- In what it calls an effort to “uphold the law” and “restore common sense,” the Department of Education’s Office for Civil Rights is investigating Smith College – a women's college located in Northampton, Massachusetts – for admitting “biological men” and allowing them access to women’s “intimate spaces,” such as dorms, locker rooms and bathrooms, and to compete the school’s athletic teams.
- “An all-women’s college loses all meaning if it is admitting biological males,” said Assistant Secretary for Civil Rights Kimberly Richey. “Allowing biological males into spaces designed for women raises serious concerns about privacy, fairness, and compliance under federal law.”

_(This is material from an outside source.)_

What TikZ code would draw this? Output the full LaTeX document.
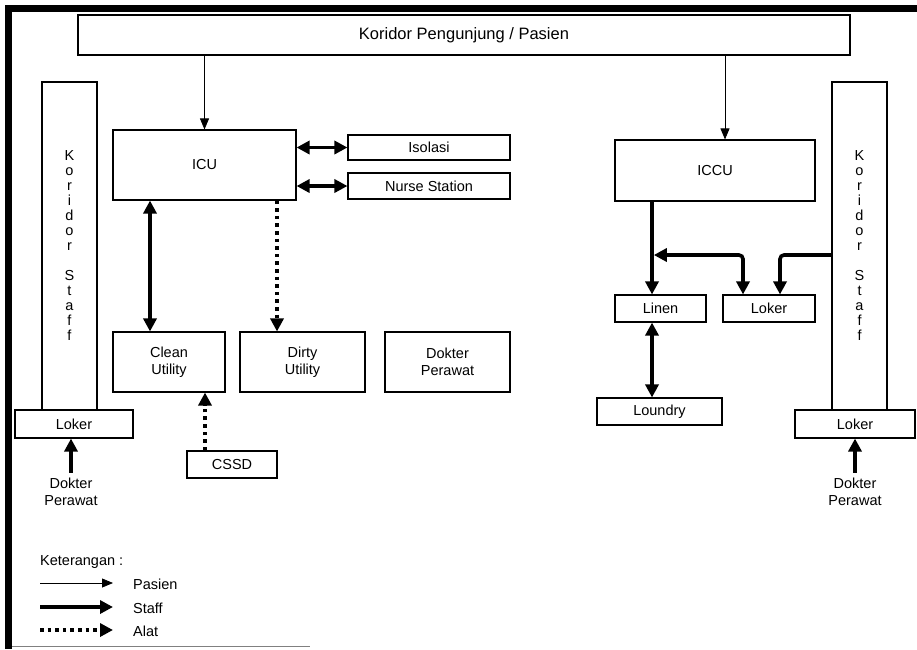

- Though Title IX permits a single-sex exception that allows institutions to enroll all-male or all-female student bodies, that department contends that the exception applies on the basis of biological sex, “not subjective gender identity.” The department argues further that all-women’s colleges are meant to maintain a “particular form of sorority and camaraderie.”

The bigger picture:
When Smith College began admitting transwomen in 2015, it followed a year-long study that concluded that the “concepts of female identity have evolved.”
The U.S. Department of Education's current investigation arose from a 2025 complaint filed by Defending Education, a conservative advocacy group, which took issue with Smith College’s admissions practices and its policies regarding access to locker rooms and bathrooms and allowing trans women to compete on women’s athletic teams, POLITICO reports.
Jillian Kinzie, associate director of the National Survey of Student Engagement at the Center for Postsecondary Research at Indiana University, said the Education Department's probe is misguided and that it’s “perfectly appropriate” for women’s colleges to enroll students who self-identify as women – including cis, trans, and nonbinary women. “Because they are intentionally designed for inclusion and women’s empowerment, women’s colleges are uniquely situated to support all the students they admit in an environment free of gender bias,” Kinzie said.
According Kinzie, research shows women’s colleges provide learning environments that “help women thrive, experience challenge, collaborate, lead, forge supportive networks and excel in fields where they have historically been excluded.”